Earlier, Mr Gunaratnam’s wife, Champa Somaratna, a GP in Sydney, told Fairfax she believed her husband had been abducted by security forces as part of a crackdown on political dissent by the conservative government of the President, Mahinda Rajapaksa.
Sri Lankan authorities denied the charge and said they had no proof that Mr Gunaratnam has even entered the country.
Mr Gunaratnam, 46, is a well-known figure in Sri Lanka and was a long-time member of the country’s main leftist party, the JVP. He recently announced his intention to form a new party.
His brother, Ranjitham, had been a student activist and a senior JVP figure until his alleged detention, torture and killing by the government in 1989.
When asked why her husband had been abducted by Mr Rajapaksa’s government, Dr Somaratna said: ”In Sri Lanka there is no proper opposition. All the opposition [parties] are suppressed by the government.”
She said he had been staying at a house in north-west Colombo. Friends had gone to the house when he failed to attend an early morning meeting on Saturday but found it ransacked.
Dr Somaratna reported his disappearance to the Foreign Affairs Department and, in an unusual step, the Australian high commissioner, Robyn Mudie, immediately requested a meeting with the Sri Lankan Defence Secretary and brother to the President, Gotabhaya Rajapaksa.
Sri Lanka alleges Mr Gunaratnam is a militant radical who has led attacks on army bases.

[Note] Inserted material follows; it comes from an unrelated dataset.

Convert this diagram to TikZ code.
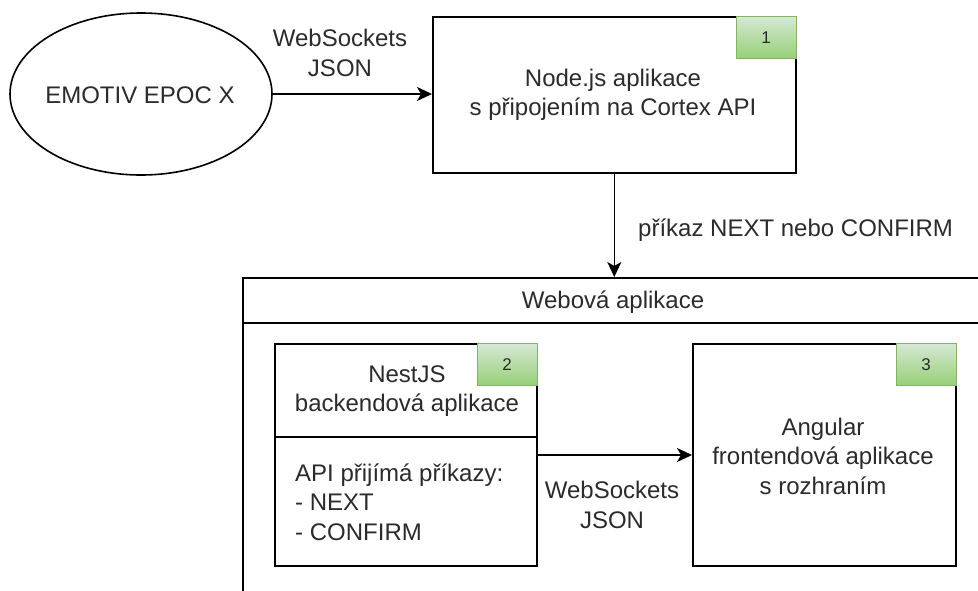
\documentclass[tikz,border=0pt]{standalone}
\usepackage{fontspec}
\setmainfont{Liberation Sans}
\usetikzlibrary{shapes.geometric,arrows.meta}
\definecolor{txt}{HTML}{2B2B2B}
\definecolor{gtop}{HTML}{D5E8D4}
\definecolor{gbot}{HTML}{97D077}
\definecolor{gline}{HTML}{82B366}
\tikzset{
  lw/.style={line width=1.6pt},
  boxn/.style={draw, lw, rectangle, inner sep=0pt, anchor=north west},
  lbl/.style={text=txt, inner sep=0pt, align=center, font=\fontsize{24}{29.5}\selectfont},
  badge/.style={draw=gline, line width=1pt, top color=gtop, bottom color=gbot, anchor=north east,
     minimum width=60pt, minimum height=42pt, inner sep=0pt, text=txt, font=\fontsize{17}{17}\selectfont},
  arr/.style={lw, -{Stealth[length=15pt,width=14pt,inset=4pt]}},
}
\begin{document}
\begin{tikzpicture}[x=1pt,y=-1pt]
\useasboundingbox (0,0) rectangle (978,590);
\clip (0,0) rectangle (978,590);
\fill[white] (0,0) rectangle (978,590);
% EMOTIV
\node (emotiv) [draw, lw, ellipse, minimum width=262pt, minimum height=162pt, inner sep=0pt] at (141,94) {};
\node (emotivt) [lbl] at (140,95) {EMOTIV EPOC X};
% Node.js box
\node (nodejs) [boxn, minimum width=363pt, minimum height=156pt] at (432,16) {};
\node (b1) [badge] at (nodejs.north east) {1};
\node (nodejst) [lbl] at (613,95) {Node.js aplikace\\s připojením na Cortex API};
\draw[arr] (emotiv.east) -- (nodejs.west |- emotiv.east);
\node (l1) [lbl] at (340,53) {WebSockets\\JSON};
% container
\node (web) [boxn, minimum width=760pt, minimum height=420pt] at (242,277) {};
\coordinate (hdr) at (242,323);
\draw[lw] (hdr) -- (hdr -| web.east);
\node (webt) [lbl] at (613,302) {Webová aplikace};
\draw[arr] (nodejs.south) -- (nodejs.south |- web.north);
\node (l2) [lbl, anchor=west] at (638,230) {příkaz NEXT nebo CONFIRM};
% NestJS
\node (nest) [boxn, minimum width=262pt, minimum height=222pt] at (274,343) {};
\coordinate (div) at (274,437);
\draw[lw] (div) -- (div -| nest.east);
\node (b2) [badge] at (nest.north east) {2};
\node (nestt) [lbl] at (407,391) {NestJS\\backendová aplikace};
\node (nestb) [lbl, align=left, anchor=west] at (295,502) {API přijímá příkazy:\\- NEXT\\- CONFIRM};
% Angular
\node (ang) [boxn, minimum width=263pt, minimum height=222pt] at (692,343) {};
\node (b3) [badge] at (ang.north east) {3};
\node (angt) [lbl] at (823,456) {Angular\\frontendová aplikace\\s rozhraním};
\coordinate (a2) at (536,455);
\draw[arr] (nest.east |- a2) -- (ang.west |- a2);
\node (l3) [lbl] at (612,505) {WebSockets\\JSON};
\end{tikzpicture}
\end{document}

A leaked state intelligence document circulating in Sri Lanka says he has at least four aliases and passports under false names.
“He was at one time a high-ranking subversive activist involved in many crimes, including the attack on the Pallekele army camp in 1987, and escaped from the Magazine Prison [in 1988], where he was detained under the Terrorism Prevention Act,” the document says.
It alleges Mr Gunaratnam fled the country in 2006, having provided forged documents to the Australian embassy.
The veracity of the government’s document and its claims could not be confirmed last night.
Groundviews, an agency monitoring Sri Lankan politics, said local media had reported 56 such disappearances in the past six months.